-- Begin Records for the task --

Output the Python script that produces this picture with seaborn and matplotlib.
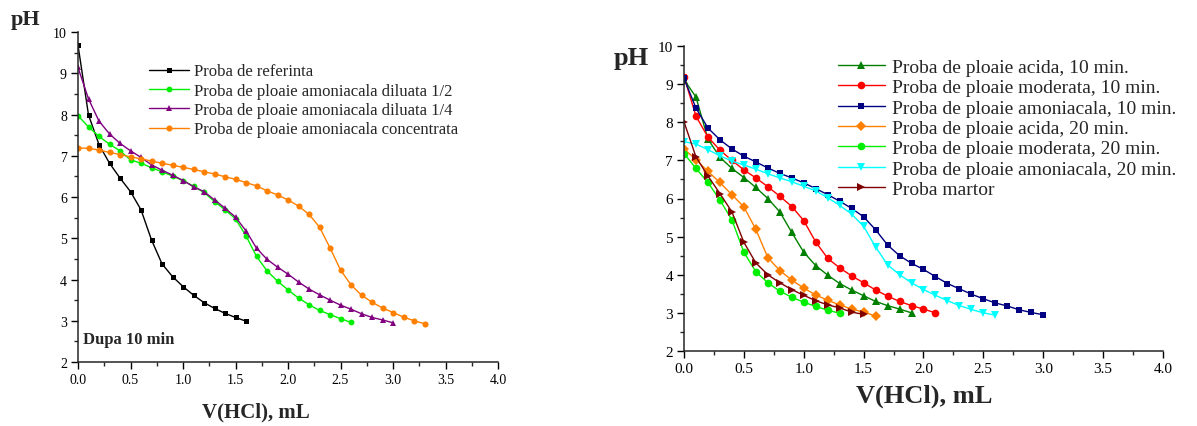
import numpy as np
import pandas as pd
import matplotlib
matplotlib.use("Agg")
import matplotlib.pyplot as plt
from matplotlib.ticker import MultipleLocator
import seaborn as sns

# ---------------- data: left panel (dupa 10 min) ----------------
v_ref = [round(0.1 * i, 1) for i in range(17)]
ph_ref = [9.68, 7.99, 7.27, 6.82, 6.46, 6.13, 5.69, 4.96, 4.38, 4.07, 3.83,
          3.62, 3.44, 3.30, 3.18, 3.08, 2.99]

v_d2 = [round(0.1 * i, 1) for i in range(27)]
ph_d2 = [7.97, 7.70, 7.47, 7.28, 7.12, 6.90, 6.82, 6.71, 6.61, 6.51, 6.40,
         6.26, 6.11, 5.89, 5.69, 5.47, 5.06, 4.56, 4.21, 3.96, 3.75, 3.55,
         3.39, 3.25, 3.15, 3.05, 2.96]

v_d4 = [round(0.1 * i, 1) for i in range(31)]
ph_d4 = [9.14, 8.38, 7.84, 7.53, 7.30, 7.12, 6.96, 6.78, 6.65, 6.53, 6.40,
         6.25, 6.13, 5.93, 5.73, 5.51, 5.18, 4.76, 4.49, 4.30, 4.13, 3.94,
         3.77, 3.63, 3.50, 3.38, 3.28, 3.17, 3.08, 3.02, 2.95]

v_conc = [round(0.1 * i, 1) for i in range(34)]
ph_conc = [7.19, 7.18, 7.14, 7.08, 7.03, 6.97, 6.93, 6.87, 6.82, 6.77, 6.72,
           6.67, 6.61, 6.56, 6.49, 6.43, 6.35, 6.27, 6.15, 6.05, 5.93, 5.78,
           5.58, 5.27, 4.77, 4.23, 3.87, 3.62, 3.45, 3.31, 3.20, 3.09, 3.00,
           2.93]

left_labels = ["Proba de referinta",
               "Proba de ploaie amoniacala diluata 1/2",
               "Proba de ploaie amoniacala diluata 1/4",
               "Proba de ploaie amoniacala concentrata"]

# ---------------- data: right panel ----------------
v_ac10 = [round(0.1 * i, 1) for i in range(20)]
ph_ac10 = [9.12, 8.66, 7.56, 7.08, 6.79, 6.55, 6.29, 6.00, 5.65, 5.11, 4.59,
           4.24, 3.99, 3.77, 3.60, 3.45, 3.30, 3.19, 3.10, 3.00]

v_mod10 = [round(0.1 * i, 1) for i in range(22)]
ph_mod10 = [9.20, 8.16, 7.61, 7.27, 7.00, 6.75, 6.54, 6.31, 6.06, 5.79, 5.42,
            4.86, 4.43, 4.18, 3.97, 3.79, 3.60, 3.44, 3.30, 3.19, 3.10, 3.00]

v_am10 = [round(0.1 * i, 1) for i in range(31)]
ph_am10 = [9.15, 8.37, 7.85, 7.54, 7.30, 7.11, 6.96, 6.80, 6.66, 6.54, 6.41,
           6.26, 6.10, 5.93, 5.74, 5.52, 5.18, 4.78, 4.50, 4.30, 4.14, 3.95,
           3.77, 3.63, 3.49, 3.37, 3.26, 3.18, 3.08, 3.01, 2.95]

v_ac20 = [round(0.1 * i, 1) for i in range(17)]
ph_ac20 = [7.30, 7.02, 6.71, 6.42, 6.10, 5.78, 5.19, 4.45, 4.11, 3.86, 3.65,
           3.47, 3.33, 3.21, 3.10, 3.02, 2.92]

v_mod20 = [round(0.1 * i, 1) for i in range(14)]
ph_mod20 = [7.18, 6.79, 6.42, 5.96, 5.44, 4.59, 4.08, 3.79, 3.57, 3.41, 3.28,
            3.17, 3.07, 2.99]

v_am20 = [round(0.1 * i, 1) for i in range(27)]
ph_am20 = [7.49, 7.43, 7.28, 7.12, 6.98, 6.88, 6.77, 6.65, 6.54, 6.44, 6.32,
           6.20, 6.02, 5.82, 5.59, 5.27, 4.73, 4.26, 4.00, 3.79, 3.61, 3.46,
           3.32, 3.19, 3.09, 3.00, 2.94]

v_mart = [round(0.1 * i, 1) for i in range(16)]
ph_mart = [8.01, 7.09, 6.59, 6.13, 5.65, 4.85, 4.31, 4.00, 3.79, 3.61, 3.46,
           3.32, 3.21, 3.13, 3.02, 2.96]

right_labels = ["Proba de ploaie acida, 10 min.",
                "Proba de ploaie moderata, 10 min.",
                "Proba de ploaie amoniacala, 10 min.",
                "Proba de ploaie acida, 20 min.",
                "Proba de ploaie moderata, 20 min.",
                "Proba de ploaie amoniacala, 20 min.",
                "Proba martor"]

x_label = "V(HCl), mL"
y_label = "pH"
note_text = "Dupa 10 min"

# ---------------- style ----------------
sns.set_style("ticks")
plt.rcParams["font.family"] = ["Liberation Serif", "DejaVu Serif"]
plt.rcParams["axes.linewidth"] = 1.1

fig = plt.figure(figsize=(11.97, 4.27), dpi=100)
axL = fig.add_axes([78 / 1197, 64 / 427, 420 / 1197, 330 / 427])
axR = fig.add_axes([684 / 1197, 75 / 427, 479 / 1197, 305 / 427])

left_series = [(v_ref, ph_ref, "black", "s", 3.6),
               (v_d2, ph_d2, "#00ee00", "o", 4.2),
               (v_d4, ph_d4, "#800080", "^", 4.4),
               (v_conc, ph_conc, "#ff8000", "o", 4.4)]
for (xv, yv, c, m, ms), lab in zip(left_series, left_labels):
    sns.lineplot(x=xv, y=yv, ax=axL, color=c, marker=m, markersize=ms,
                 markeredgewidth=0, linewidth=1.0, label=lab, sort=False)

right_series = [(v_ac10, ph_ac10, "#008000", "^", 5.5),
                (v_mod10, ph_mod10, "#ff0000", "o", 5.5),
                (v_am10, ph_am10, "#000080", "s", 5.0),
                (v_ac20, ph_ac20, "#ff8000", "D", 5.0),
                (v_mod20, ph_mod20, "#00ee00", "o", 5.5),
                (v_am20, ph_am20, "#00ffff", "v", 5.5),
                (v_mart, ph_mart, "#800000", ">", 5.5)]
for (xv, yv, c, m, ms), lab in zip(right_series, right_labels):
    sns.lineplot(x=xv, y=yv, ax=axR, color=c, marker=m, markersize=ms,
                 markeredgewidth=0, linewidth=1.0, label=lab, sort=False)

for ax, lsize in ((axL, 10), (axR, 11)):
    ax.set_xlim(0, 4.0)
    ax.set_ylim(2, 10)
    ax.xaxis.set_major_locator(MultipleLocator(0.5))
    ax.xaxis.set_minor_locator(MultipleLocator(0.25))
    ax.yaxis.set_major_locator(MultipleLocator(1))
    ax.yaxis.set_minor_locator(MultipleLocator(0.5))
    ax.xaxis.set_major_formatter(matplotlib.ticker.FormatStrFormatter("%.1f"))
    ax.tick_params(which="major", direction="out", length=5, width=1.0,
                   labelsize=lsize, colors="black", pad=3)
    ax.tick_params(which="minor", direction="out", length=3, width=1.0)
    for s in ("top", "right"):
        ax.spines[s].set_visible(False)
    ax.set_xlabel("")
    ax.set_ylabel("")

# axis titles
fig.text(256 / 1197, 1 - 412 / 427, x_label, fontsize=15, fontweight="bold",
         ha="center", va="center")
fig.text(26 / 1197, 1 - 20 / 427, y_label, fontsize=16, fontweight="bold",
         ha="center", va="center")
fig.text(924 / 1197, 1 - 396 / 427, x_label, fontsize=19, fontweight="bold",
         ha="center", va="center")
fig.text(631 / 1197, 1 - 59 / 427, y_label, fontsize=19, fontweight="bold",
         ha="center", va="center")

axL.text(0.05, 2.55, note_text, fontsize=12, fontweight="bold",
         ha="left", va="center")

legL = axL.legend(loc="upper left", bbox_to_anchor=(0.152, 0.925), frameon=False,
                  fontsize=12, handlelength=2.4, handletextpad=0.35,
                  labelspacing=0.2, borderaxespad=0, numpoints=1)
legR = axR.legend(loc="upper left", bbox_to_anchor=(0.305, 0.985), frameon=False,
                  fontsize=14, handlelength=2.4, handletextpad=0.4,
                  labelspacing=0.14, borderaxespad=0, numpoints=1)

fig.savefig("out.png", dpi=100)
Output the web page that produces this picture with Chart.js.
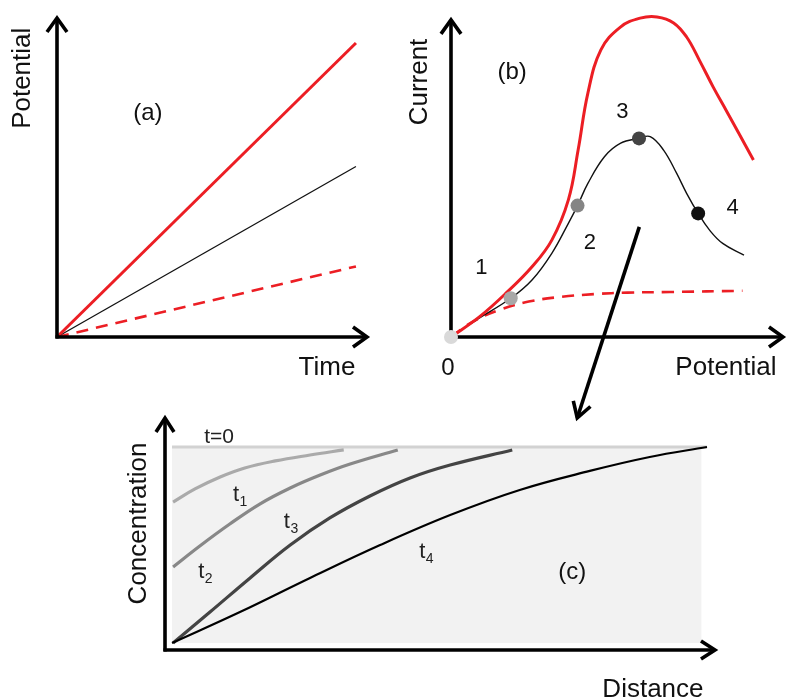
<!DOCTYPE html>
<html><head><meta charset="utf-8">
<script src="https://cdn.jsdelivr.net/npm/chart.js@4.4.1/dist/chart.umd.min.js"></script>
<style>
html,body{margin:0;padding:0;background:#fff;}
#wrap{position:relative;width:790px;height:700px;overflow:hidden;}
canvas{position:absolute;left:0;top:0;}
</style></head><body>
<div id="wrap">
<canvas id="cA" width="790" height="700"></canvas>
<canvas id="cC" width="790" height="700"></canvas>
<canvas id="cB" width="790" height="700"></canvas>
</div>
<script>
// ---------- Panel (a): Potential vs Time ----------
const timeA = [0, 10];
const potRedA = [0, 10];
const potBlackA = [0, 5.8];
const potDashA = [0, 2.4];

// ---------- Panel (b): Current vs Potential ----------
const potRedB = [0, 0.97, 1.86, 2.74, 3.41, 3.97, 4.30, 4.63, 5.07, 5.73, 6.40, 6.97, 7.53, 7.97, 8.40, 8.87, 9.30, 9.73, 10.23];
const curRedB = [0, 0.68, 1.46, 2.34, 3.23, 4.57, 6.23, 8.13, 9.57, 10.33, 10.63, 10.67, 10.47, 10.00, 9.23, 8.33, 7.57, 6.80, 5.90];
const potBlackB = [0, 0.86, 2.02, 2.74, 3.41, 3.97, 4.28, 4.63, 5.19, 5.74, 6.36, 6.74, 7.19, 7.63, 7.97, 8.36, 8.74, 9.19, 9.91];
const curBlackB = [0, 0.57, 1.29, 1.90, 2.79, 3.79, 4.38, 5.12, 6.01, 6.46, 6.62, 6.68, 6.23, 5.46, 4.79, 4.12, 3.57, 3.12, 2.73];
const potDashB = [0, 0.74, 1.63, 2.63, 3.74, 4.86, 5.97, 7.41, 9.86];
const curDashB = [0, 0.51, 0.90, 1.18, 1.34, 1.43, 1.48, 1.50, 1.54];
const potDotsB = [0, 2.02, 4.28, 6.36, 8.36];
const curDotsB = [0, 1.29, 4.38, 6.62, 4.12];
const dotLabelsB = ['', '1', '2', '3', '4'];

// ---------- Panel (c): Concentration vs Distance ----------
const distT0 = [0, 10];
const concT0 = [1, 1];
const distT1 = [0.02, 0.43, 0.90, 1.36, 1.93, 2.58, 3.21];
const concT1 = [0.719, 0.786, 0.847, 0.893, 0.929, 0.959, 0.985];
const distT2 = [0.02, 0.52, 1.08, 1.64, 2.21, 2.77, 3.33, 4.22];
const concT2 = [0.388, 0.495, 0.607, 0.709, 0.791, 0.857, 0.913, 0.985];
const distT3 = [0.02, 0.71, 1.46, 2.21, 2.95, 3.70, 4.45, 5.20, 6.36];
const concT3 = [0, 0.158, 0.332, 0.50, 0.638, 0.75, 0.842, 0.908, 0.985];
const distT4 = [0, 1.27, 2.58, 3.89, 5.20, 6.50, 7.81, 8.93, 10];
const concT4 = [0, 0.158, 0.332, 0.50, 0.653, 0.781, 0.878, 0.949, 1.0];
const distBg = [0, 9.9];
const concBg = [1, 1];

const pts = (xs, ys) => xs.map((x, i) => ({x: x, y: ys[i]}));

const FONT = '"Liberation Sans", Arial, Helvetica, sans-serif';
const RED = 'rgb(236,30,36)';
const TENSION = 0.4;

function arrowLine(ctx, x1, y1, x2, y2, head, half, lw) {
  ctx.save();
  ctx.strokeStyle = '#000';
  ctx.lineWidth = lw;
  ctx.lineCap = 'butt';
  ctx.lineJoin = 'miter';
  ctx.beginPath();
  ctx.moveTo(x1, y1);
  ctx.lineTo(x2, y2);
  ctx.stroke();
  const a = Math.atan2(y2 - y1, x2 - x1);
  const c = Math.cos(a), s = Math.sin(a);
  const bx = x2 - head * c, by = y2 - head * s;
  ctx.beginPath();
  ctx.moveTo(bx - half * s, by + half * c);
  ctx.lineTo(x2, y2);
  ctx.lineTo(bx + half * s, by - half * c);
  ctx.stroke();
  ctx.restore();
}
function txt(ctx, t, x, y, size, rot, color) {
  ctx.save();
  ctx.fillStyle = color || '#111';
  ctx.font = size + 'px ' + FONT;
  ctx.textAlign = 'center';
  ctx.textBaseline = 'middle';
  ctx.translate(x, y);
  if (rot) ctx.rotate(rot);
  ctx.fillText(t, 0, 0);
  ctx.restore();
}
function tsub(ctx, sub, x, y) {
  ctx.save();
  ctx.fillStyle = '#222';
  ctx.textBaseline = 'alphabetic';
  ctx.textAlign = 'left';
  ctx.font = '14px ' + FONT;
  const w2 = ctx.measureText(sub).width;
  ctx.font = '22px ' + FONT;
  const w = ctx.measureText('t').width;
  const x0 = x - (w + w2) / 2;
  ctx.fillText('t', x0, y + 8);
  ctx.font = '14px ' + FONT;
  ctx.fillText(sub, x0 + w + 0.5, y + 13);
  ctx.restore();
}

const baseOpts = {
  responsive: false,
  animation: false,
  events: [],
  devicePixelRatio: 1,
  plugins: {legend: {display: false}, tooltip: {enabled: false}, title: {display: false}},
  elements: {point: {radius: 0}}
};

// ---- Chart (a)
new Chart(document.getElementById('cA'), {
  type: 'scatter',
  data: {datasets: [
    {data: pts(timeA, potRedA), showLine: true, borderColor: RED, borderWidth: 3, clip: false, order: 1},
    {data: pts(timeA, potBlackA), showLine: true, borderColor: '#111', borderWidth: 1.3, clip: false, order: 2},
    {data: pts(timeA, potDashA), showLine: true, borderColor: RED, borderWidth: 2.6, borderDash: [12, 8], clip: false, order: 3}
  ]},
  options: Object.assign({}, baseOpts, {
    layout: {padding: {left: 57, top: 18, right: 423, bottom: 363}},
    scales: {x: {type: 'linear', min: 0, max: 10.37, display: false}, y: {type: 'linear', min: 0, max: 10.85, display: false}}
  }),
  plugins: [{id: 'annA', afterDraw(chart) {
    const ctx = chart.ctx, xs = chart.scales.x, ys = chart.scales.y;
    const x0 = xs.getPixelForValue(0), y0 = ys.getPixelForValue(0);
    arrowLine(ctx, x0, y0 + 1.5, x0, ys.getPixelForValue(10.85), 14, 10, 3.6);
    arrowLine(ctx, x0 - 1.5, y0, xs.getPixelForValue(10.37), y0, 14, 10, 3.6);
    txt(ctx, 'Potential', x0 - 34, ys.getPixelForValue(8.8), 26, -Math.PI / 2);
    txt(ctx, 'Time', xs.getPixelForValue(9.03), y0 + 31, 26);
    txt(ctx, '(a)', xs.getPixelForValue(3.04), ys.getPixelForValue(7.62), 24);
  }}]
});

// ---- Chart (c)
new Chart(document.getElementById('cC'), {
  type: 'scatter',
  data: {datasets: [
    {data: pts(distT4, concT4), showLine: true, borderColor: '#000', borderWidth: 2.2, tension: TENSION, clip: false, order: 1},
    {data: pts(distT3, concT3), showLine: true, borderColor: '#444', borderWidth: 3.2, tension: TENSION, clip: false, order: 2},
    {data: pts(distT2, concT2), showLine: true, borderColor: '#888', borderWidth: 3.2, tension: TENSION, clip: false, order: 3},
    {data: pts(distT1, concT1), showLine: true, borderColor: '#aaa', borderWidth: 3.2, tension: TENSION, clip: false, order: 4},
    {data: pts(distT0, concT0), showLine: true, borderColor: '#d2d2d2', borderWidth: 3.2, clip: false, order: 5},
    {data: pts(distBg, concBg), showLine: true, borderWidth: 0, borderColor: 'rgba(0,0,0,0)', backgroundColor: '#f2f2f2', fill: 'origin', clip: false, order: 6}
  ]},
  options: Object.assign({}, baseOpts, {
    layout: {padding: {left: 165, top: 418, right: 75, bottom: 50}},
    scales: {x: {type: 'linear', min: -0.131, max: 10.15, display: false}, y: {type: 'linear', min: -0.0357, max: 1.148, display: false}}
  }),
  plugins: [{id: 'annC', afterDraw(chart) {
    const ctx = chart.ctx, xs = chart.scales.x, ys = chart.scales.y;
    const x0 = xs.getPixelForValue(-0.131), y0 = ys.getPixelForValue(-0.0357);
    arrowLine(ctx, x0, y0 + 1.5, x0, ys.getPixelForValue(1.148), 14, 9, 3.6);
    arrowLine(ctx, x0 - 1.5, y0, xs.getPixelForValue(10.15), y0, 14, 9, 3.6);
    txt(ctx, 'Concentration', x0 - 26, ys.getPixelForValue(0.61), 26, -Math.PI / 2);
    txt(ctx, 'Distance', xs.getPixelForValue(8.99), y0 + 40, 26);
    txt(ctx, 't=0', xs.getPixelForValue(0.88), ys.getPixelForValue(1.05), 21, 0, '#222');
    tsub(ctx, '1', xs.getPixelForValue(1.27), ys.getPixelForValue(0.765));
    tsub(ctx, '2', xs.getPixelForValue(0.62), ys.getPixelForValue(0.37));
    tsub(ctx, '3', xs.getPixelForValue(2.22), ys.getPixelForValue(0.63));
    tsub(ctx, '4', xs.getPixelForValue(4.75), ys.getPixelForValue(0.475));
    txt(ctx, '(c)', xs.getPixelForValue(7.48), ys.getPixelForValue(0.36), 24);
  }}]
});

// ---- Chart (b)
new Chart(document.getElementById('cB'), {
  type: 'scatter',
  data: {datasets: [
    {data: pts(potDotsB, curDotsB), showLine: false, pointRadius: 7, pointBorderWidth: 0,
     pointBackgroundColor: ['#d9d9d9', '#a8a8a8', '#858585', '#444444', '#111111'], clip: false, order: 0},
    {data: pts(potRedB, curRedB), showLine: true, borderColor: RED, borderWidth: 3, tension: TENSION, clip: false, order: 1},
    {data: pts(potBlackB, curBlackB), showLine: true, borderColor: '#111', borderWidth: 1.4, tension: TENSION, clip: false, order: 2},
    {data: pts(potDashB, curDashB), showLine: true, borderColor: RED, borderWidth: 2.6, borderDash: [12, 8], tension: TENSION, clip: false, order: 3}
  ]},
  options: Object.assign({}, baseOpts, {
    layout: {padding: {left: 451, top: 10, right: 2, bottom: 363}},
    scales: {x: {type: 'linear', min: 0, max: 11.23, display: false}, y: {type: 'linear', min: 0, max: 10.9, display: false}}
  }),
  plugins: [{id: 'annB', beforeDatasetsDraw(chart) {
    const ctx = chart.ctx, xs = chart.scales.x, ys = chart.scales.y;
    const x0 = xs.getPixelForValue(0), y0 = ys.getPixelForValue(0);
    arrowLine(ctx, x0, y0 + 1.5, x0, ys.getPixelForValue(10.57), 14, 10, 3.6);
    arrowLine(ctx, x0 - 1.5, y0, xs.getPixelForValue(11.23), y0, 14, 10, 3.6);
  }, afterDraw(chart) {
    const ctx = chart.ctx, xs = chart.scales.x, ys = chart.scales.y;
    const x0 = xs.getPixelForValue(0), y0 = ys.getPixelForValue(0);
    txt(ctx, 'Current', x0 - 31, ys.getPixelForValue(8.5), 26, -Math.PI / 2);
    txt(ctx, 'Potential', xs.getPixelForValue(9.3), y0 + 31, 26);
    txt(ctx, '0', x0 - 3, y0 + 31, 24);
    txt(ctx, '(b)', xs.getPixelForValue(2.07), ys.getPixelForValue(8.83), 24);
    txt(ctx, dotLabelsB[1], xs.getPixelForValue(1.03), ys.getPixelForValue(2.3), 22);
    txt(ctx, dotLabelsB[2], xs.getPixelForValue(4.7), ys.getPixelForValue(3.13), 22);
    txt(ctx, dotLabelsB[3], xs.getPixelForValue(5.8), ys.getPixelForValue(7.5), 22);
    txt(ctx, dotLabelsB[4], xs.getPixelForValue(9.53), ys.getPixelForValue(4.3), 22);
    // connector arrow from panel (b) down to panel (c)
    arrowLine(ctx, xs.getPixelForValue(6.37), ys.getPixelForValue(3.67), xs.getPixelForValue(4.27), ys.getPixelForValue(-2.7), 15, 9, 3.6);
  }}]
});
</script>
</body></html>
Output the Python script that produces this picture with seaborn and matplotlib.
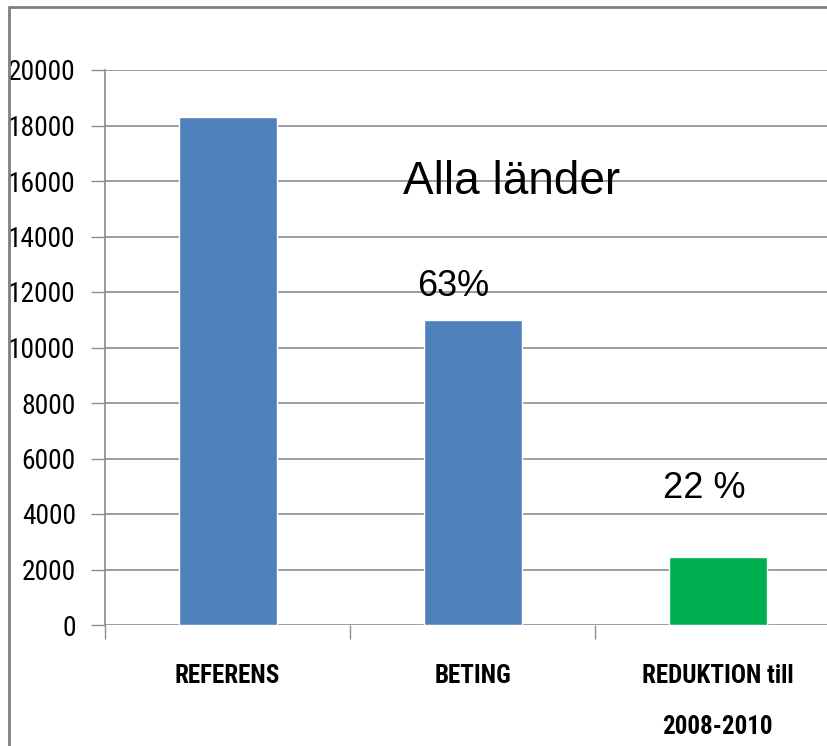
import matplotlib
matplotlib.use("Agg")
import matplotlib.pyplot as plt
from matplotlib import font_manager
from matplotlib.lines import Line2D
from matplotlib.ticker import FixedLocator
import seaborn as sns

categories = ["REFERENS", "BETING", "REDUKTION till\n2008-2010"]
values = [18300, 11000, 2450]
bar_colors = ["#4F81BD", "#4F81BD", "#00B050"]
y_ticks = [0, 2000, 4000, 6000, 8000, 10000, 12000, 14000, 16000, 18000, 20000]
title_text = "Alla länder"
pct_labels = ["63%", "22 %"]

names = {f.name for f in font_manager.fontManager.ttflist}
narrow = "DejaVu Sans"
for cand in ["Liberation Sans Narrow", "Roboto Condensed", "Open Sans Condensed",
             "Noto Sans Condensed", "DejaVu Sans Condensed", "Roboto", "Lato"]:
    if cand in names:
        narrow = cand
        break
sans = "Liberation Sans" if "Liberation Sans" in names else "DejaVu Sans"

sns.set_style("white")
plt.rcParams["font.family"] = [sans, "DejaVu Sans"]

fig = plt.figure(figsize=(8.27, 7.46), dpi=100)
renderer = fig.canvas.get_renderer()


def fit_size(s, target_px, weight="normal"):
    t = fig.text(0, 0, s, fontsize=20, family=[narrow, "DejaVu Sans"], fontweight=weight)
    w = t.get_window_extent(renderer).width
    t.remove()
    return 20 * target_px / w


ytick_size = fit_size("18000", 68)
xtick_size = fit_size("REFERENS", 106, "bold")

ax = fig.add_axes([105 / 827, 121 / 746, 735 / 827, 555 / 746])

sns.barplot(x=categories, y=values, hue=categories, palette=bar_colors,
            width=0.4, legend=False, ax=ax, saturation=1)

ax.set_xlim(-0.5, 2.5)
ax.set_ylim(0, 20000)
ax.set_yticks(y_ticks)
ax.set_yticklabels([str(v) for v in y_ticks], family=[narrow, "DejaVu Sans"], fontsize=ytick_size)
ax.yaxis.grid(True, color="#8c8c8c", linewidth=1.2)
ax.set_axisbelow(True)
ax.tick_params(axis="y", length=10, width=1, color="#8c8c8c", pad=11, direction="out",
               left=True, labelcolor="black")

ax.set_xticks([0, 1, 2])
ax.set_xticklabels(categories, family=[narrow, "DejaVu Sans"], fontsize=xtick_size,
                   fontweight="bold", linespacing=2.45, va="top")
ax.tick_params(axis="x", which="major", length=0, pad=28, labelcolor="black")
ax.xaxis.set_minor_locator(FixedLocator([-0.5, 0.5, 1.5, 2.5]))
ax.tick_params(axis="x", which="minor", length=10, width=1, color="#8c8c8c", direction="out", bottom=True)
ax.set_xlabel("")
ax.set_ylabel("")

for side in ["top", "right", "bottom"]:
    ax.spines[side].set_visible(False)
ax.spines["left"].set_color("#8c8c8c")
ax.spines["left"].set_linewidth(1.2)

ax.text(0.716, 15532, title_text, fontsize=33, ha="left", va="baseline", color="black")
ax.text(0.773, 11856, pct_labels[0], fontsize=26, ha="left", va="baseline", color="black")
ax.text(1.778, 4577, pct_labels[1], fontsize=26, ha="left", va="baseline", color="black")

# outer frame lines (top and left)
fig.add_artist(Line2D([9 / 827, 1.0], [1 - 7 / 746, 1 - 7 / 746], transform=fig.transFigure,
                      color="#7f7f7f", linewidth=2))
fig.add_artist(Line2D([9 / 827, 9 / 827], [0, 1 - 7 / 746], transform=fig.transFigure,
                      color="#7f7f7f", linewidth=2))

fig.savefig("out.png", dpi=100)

-- End Records for the task --

** Your task **
Leave out the pictures, and copy only the lines from the one holding "Output the web" through the one holding "const potDashA = [0, 2.4];", exactly as written.

** Output of the exercise **
Output the web page that produces this picture with Chart.js.
<!DOCTYPE html>
<html><head><meta charset="utf-8">
<script src="https://cdn.jsdelivr.net/npm/chart.js@4.4.1/dist/chart.umd.min.js"></script>
<style>
html,body{margin:0;padding:0;background:#fff;}
#wrap{position:relative;width:790px;height:700px;overflow:hidden;}
canvas{position:absolute;left:0;top:0;}
</style></head><body>
<div id="wrap">
<canvas id="cA" width="790" height="700"></canvas>
<canvas id="cC" width="790" height="700"></canvas>
<canvas id="cB" width="790" height="700"></canvas>
</div>
<script>
// ---------- Panel (a): Potential vs Time ----------
const timeA = [0, 10];
const potRedA = [0, 10];
const potBlackA = [0, 5.8];
const potDashA = [0, 2.4];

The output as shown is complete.